Champagne Results For Magic Mick

The Street Boss x Pink Champagne colt going through the ring at last week's National Weanling Sale (Magic Millions).

 

There was a lot to take away from the two day, 540 lot strong Gold Coast Magic Millions National Weanling Sale last week.

A Fastnet Rock filly for $525,000. A Snitzel colt for $460,000. Ten lots for $250,000 plus. Julian Blaxland’s Blue Sky, the leading buyer with 11 lots for nearly $1.6 million. Solid average. Strong international interest, including some big buys for Dubai and USA.

So, in the general scheme of things, the $110,000 for a Street Boss colt from Pink Champagne didn’t raise too many bubbles (sorry, can’t help it!) when sold near the end of Friday’s final session.

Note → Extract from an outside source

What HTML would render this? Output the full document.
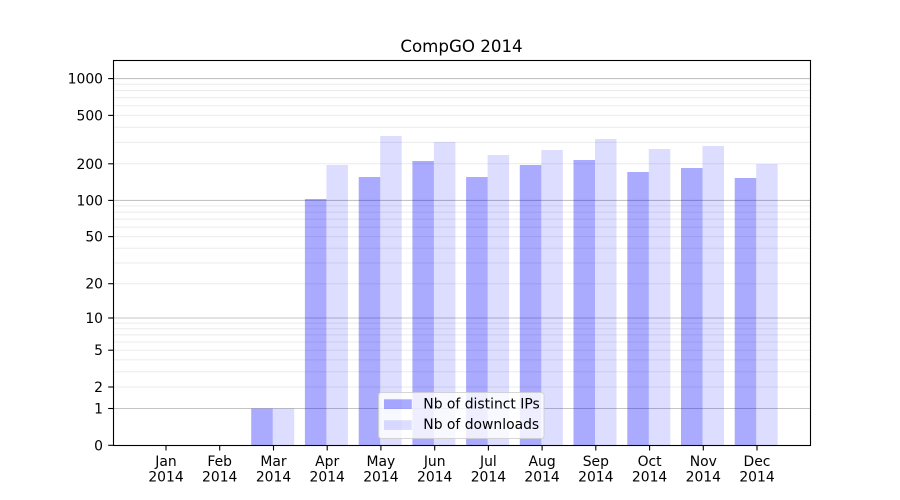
<!DOCTYPE html>
<html>
<head>
<meta charset="utf-8">
<style>
  html, body { margin:0; padding:0; background:#ffffff; }
  svg { display:block; }
  text { font-family: "DejaVu Sans", "Liberation Sans", sans-serif; fill:#000; }
</style>
</head>
<body>
<svg width="900" height="500" viewBox="0 0 900 500" xmlns="http://www.w3.org/2000/svg">
  <rect x="0" y="0" width="900" height="500" fill="#ffffff"/>

  <!-- minor gridlines -->
  <g stroke="#ebebeb" stroke-width="1">
    <line x1="113" x2="810" y1="371.7" y2="371.7"/>
    <line x1="113" x2="810" y1="359.9" y2="359.9"/>
    <line x1="113" x2="810" y1="342.0" y2="342.0"/>
    <line x1="113" x2="810" y1="334.9" y2="334.9"/>
    <line x1="113" x2="810" y1="328.7" y2="328.7"/>
    <line x1="113" x2="810" y1="323.1" y2="323.1"/>
    <line x1="113" x2="810" y1="263.0" y2="263.0"/>
    <line x1="113" x2="810" y1="248.2" y2="248.2"/>
    <line x1="113" x2="810" y1="227.1" y2="227.1"/>
    <line x1="113" x2="810" y1="219.1" y2="219.1"/>
    <line x1="113" x2="810" y1="212.1" y2="212.1"/>
    <line x1="113" x2="810" y1="205.9" y2="205.9"/>
    <line x1="113" x2="810" y1="142.4" y2="142.4"/>
    <line x1="113" x2="810" y1="127.2" y2="127.2"/>
    <line x1="113" x2="810" y1="105.7" y2="105.7"/>
    <line x1="113" x2="810" y1="97.6" y2="97.6"/>
    <line x1="113" x2="810" y1="90.5" y2="90.5"/>
    <line x1="113" x2="810" y1="84.2" y2="84.2"/>
    <!-- light major (2,5,20,50,200,500) -->
    <line x1="113" x2="810" y1="387.0" y2="387.0"/>
    <line x1="113" x2="810" y1="350.2" y2="350.2"/>
    <line x1="113" x2="810" y1="283.7" y2="283.7"/>
    <line x1="113" x2="810" y1="236.6" y2="236.6"/>
    <line x1="113" x2="810" y1="163.8" y2="163.8"/>
    <line x1="113" x2="810" y1="115.4" y2="115.4"/>
  </g>
  <!-- decade gridlines -->
  <g stroke="#c4c4c4" stroke-width="1.1">
    <line x1="113" x2="810" y1="408.5" y2="408.5"/>
    <line x1="113" x2="810" y1="318.0" y2="318.0"/>
    <line x1="113" x2="810" y1="200.4" y2="200.4"/>
    <line x1="113" x2="810" y1="78.6" y2="78.6"/>
  </g>

  <!-- bars: IP (blue alpha .33) -->
  <g fill="#0000ff" fill-opacity="0.333">
    <rect x="251.2" y="408.5" width="21.5" height="37"/>
    <rect x="304.9" y="199" width="21.5" height="246.3"/>
    <rect x="358.7" y="177" width="21.5" height="268.3"/>
    <rect x="412.4" y="161" width="21.5" height="284.3"/>
    <rect x="466.1" y="177" width="21.5" height="268.3"/>
    <rect x="519.8" y="165" width="21.5" height="280.3"/>
    <rect x="573.5" y="160" width="21.5" height="285.3"/>
    <rect x="627.3" y="172" width="21.5" height="273.3"/>
    <rect x="681.0" y="168" width="21.5" height="277.3"/>
    <rect x="734.7" y="178" width="21.5" height="267.3"/>
  </g>
  <!-- bars: downloads (blue alpha .133) -->
  <g fill="#0000ff" fill-opacity="0.135">
    <rect x="272.7" y="408.5" width="21.5" height="37"/>
    <rect x="326.4" y="165" width="21.5" height="280.3"/>
    <rect x="380.2" y="136" width="21.5" height="309.3"/>
    <rect x="433.9" y="142" width="21.5" height="303.3"/>
    <rect x="487.6" y="155" width="21.5" height="290.3"/>
    <rect x="541.3" y="150" width="21.5" height="295.3"/>
    <rect x="595.0" y="139" width="21.5" height="306.3"/>
    <rect x="648.8" y="149" width="21.5" height="296.3"/>
    <rect x="702.5" y="146" width="21.5" height="299.3"/>
    <rect x="756.2" y="164" width="21.5" height="281.3"/>
  </g>

  <!-- axes frame -->
  <rect x="113.5" y="60.5" width="697" height="385" fill="none" stroke="#000" stroke-width="1.1"/>

  <!-- y ticks -->
  <g stroke="#000" stroke-width="1.1">
    <line x1="108.2" x2="113" y1="445.3" y2="445.3"/>
    <line x1="108.2" x2="113" y1="408.5" y2="408.5"/>
    <line x1="108.2" x2="113" y1="387.0" y2="387.0"/>
    <line x1="108.2" x2="113" y1="350.2" y2="350.2"/>
    <line x1="108.2" x2="113" y1="318.0" y2="318.0"/>
    <line x1="108.2" x2="113" y1="283.7" y2="283.7"/>
    <line x1="108.2" x2="113" y1="236.6" y2="236.6"/>
    <line x1="108.2" x2="113" y1="200.4" y2="200.4"/>
    <line x1="108.2" x2="113" y1="163.8" y2="163.8"/>
    <line x1="108.2" x2="113" y1="115.4" y2="115.4"/>
    <line x1="108.2" x2="113" y1="78.6" y2="78.6"/>
  </g>
  <g font-size="13.9" text-anchor="end">
    <text x="103" y="450.3">0</text>
    <text x="103" y="413.5">1</text>
    <text x="103" y="392.0">2</text>
    <text x="103" y="355.2">5</text>
    <text x="103" y="323.0">10</text>
    <text x="103" y="288.7">20</text>
    <text x="103" y="241.6">50</text>
    <text x="103" y="205.4">100</text>
    <text x="103" y="168.8">200</text>
    <text x="103" y="120.4">500</text>
    <text x="103" y="83.6">1000</text>
  </g>

  <!-- x ticks -->
  <g stroke="#000" stroke-width="1.1">
    <line x1="166.0" x2="166.0" y1="446" y2="450.5"/>
    <line x1="219.7" x2="219.7" y1="446" y2="450.5"/>
    <line x1="273.5" x2="273.5" y1="446" y2="450.5"/>
    <line x1="327.2" x2="327.2" y1="446" y2="450.5"/>
    <line x1="380.9" x2="380.9" y1="446" y2="450.5"/>
    <line x1="434.7" x2="434.7" y1="446" y2="450.5"/>
    <line x1="488.4" x2="488.4" y1="446" y2="450.5"/>
    <line x1="542.1" x2="542.1" y1="446" y2="450.5"/>
    <line x1="595.8" x2="595.8" y1="446" y2="450.5"/>
    <line x1="649.6" x2="649.6" y1="446" y2="450.5"/>
    <line x1="703.3" x2="703.3" y1="446" y2="450.5"/>
    <line x1="757.0" x2="757.0" y1="446" y2="450.5"/>
  </g>
  <g font-size="13.9" text-anchor="middle">
    <text x="166.0" y="466">Jan</text><text x="166.0" y="481.7">2014</text>
    <text x="219.7" y="466">Feb</text><text x="219.7" y="481.7">2014</text>
    <text x="273.5" y="466">Mar</text><text x="273.5" y="481.7">2014</text>
    <text x="327.2" y="466">Apr</text><text x="327.2" y="481.7">2014</text>
    <text x="380.9" y="466">May</text><text x="380.9" y="481.7">2014</text>
    <text x="434.7" y="466">Jun</text><text x="434.7" y="481.7">2014</text>
    <text x="488.4" y="466">Jul</text><text x="488.4" y="481.7">2014</text>
    <text x="542.1" y="466">Aug</text><text x="542.1" y="481.7">2014</text>
    <text x="595.8" y="466">Sep</text><text x="595.8" y="481.7">2014</text>
    <text x="649.6" y="466">Oct</text><text x="649.6" y="481.7">2014</text>
    <text x="703.3" y="466">Nov</text><text x="703.3" y="481.7">2014</text>
    <text x="757.0" y="466">Dec</text><text x="757.0" y="481.7">2014</text>
  </g>

  <!-- title -->
  <text x="461.5" y="52" font-size="16.67" text-anchor="middle">CompGO 2014</text>

  <!-- legend -->
  <rect x="378.5" y="392.5" width="165.5" height="46" rx="2.8" ry="2.8" fill="#ffffff" fill-opacity="0.8" stroke="#cccccc" stroke-opacity="0.8" stroke-width="1"/>
  <rect x="384" y="399.3" width="27.8" height="9.7" fill="#0000ff" fill-opacity="0.333"/>
  <rect x="384" y="420.2" width="27.8" height="9.7" fill="#0000ff" fill-opacity="0.135"/>
  <text x="423.3" y="408.3" font-size="13.9">Nb of distinct IPs</text>
  <text x="423.3" y="429.2" font-size="13.9">Nb of downloads</text>
</svg>
</body>
</html>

It made a huge difference for Victorian breeder, Mick Maroulis, though. Maroulis, by his own confession, is a battler who breeds a few here, sells a few there.

The eternal optimist, Maroulis sees the trough as half full but has had his share of ups and more than a few downs since first deciding as a kid that he’d like to get more involved in the horse caper.

“My old man used to take me to the races when I was little and it just grew from there,” the now 63 year old, Maroulis points out. “I always knew that one day I’d race some horses of my own and maybe run a small farm.”

A handy footy player, Maroulis played lower grades for AFL team, Essendon, in the early 1970s while working in a bank, then for the department of health and in the tax office, before taking up a role in the youth training centre at Kyneton in central Victoria.

For the last two decades though Maroulis has established his 60 acre farm between Kyneton and Malmsbury which he runs with his wife, Lou: “We only have around seven mares and send out three or four every year to bred to,” Maroulis reveals. “We’ve been fortunate enough to breed some good horses off the farm over the years.

“There was Fiveoclockshadow, who won stakes races in Melbourne and Brisbane and Irazu, who only get beaten a neck in the Sydney Cup, but probably the worse thing that ever happened to me was the first horse I ever bred, Zaparri, ended up winning a Group One. Point of no return after that … I was hooked,” Maroulis adds with a laugh.

“I raced (Carnegie mare) Pink Champagne in partnership and she only had the one start before I ended up getting her for breeding purposes.

“Her first foal, Wild Dynamite, won three in New Zealand and Hong Kong, but I only got $8,500 for him as a weanling.

“The next foal was O’malley, who is by Street Boss and a full brother to the weanling I sold last week. He’s been a terrific sprinter for Enver Jusufovic, winning five from 14 and stakes placed, but the poor bugger has so many nuts and bolts in his knee after he fractured it, that he has to be kept to soft tracks.

“Pink Champagne’s next foal, by Written Tycoon, made only $3,000 in the ring and the next one, a Super Saver, went through for $2,500 … no wonder they called him Cheap Champagne!

“Anyway, when this Street Boss made $110,000 last Friday I was over the moon. The guys at Sun Stud, who sold the horse for me, said he was run off his feet with the number of inspections, but you don’t like to get your hopes up too much.

“When he made the six figures I was pretty much speechless, which some people will tell you is a feat in itself. You don’t do this for the money, but when you get days like that, it makes all those early mornings, feed runs and vet visits worthwhile.”

The show moves on and, over the next four days, 1,000 plus mares will go through the ring, to be followed by another three sessions of yearlings and racehorses.

There will be countless other good luck stories that will unfold between now and 8 June, but for Mick Maroulis his two minutes in the sun will last a lifetime.